Understanding Annualized Return: Calculation and Applications

Investors and financial analysts often seek a clear metric to evaluate the performance of investments over time. Annualized return serves as a crucial tool in this regard, offering a standardized way to compare different investment opportunities.

Understanding annualized return is essential for making informed decisions about where to allocate resources. It provides insights into how an investment grows annually, smoothing out short-term volatility and giving a clearer picture of long-term performance.

Formula for Annualized Return

The annualized return is a powerful metric that allows investors to understand the average yearly performance of an investment, regardless of the time frame. It essentially translates the total return of an investment into an annual growth rate, making it easier to compare different investments that may have varying durations. The formula for calculating annualized return is:

\[ \text{Annualized Return} = \left( \frac{ \text{Ending Value} }{ \text{Beginning Value} } \right)^{ \frac{1}{n} } – 1 \]

where “Ending Value” is the value of the investment at the end of the period, “Beginning Value” is the value at the start, and “n” represents the number of years the investment was held.

To illustrate, consider an investment that grew from $1,000 to $1,500 over three years. Plugging these values into the formula, we get:

\[ \text{Annualized Return} = \left( \frac{1500}{1000} \right)^{ \frac{1}{3} } – 1 \approx 0.1447 \text{ or } 14.47\% \]

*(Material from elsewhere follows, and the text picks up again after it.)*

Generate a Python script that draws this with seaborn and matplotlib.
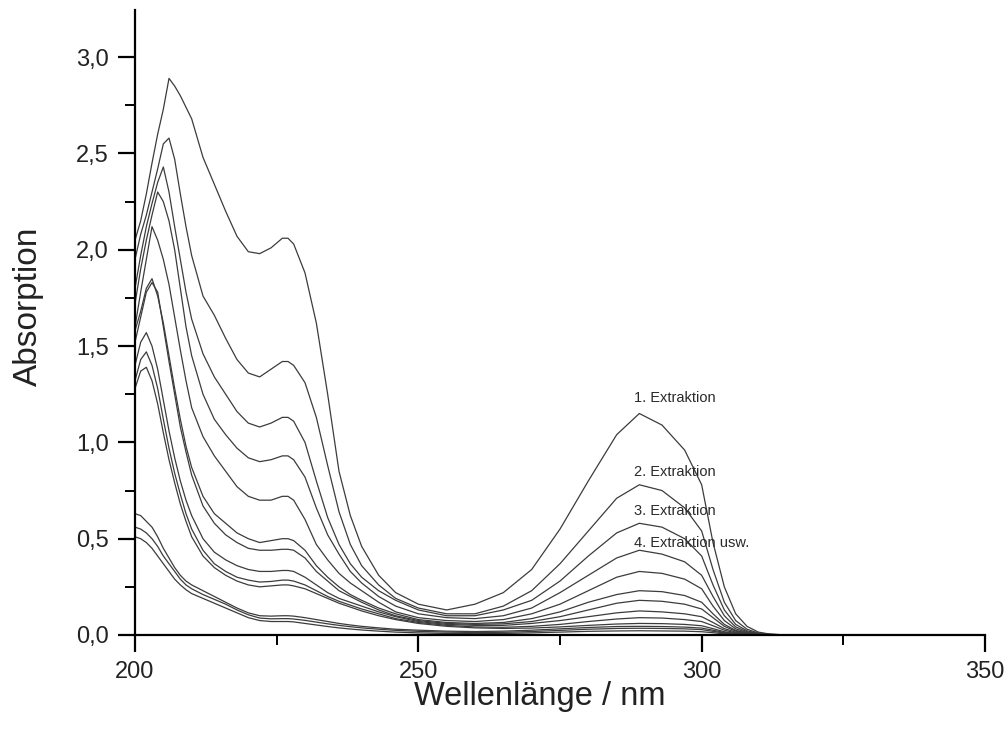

This result indicates that the investment grew at an average rate of 14.47% per year over the three-year period. This method of calculation is particularly useful because it accounts for the effects of compounding, providing a more accurate reflection of an investment’s performance than simply dividing the total return by the number of years.

Adjusting for Inflation

When evaluating the annualized return of an investment, it’s important to consider the impact of inflation. Inflation erodes the purchasing power of money over time, meaning that a dollar today will not have the same value as a dollar in the future. Ignoring inflation can lead to an overestimation of an investment’s real performance, as nominal returns do not account for the decrease in value caused by rising prices.

To adjust for inflation, investors use the concept of the real rate of return. This metric provides a clearer picture of an investment’s true growth by factoring in the inflation rate. The formula for calculating the real rate of return is:

\[ \text{Real Rate of Return} = \frac{1 + \text{Nominal Return}}{1 + \text{Inflation Rate}} – 1 \]

For instance, if an investment has an annualized return of 10% and the inflation rate is 3%, the real rate of return would be:

\[ \text{Real Rate of Return} = \frac{1 + 0.10}{1 + 0.03} – 1 \approx 0.068 \text{ or } 6.8\% \]

This adjustment reveals that the investment’s purchasing power only increased by 6.8% per year, rather than the nominal 10%. By considering inflation, investors can make more informed decisions and better assess the true value of their investments.

Impact of Compounding

Compounding is a fundamental concept in finance that significantly influences the growth of investments over time. Unlike simple interest, which is calculated only on the principal amount, compound interest takes into account both the initial principal and the accumulated interest from previous periods. This creates a snowball effect, where the investment grows at an accelerating rate.

The power of compounding becomes particularly evident when investments are held over long periods. For example, an initial investment of $1,000 with an annual return of 8% will grow to approximately $2,159 in ten years. However, if the same investment is held for 20 years, it will grow to around $4,661. This exponential growth underscores the importance of starting investments early and allowing them to mature over time.

Moreover, the frequency of compounding can also impact the overall returns. Investments that compound more frequently, such as quarterly or monthly, will yield higher returns compared to those that compound annually. For instance, an investment with an annual interest rate of 8% that compounds monthly will have an effective annual rate of approximately 8.3%, slightly higher than the nominal rate. This difference, though seemingly small, can lead to substantial gains over extended periods.

Real-World Applications

Understanding annualized return and the impact of compounding is not just an academic exercise; it has tangible implications for various real-world scenarios. For individual investors, annualized return provides a standardized metric to compare different investment vehicles, such as stocks, bonds, and mutual funds. This allows for more informed decision-making, especially when considering investments with different time horizons and risk profiles.

Financial advisors often use annualized returns to craft personalized investment strategies for their clients. By analyzing historical performance and projecting future returns, advisors can recommend a diversified portfolio that aligns with a client’s financial goals and risk tolerance. This approach helps in setting realistic expectations and achieving long-term financial objectives.

In the corporate world, annualized returns are crucial for evaluating the performance of business projects and capital investments. Companies use this metric to assess the profitability of various initiatives, ensuring that resources are allocated efficiently. For instance, a firm might compare the annualized returns of investing in new technology versus expanding into a new market to determine the most lucrative option.